An adventurous soul, Roraback helped refugees escape from Hungary after the 1956 uprising against Communist rule. He was captured by Hungarian authorities and imprisoned for several weeks until the U.S. State Department negotiated his release.


He returned to the United States at that time but was soon drawn back to Paris, as he put it, “by hearing an Edith Piaf song.”

After study at the Sorbonne, Roraback edited and wrote for the Herald Tribune. In one 1970 series, he retraced the journey of newspaperman Henry Morton Stanley to find missionary David Livingstone in central Africa.

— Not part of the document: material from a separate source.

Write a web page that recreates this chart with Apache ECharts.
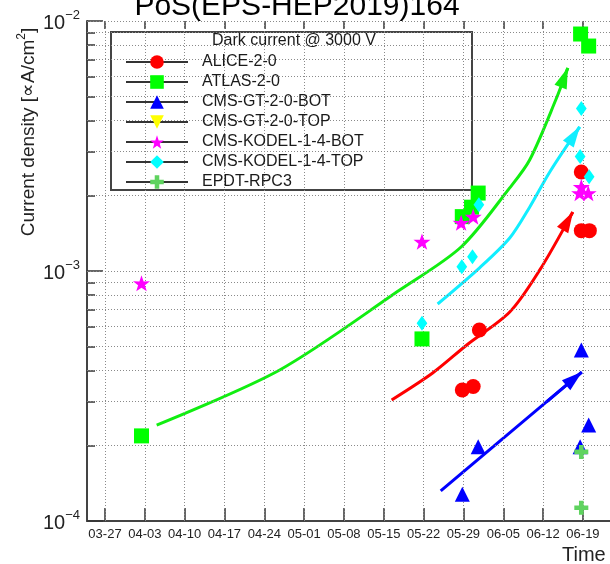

Roraback moved to Los Angeles in 1972 and joined The Times the next year. In a memorable 1985 series, he followed the route of the Los Angeles River, telling its history to residents who scarcely knew of its existence.

Roraback was a graduate of Dartmouth College and the Sorbonne in literature and history. He served as a U.S. Navy lieutenant in the Korean War and later as a Lutheran church missionary to refugees in Jerusalem in the 1950s.


He is survived by his wife of 33 years, the former Dorothy Pearson, daughter Amanda and son Richard.

A public memorial service is set Sept. 27 at Forest Lawn’s Wee Kirk o’ the Heather in Glendale.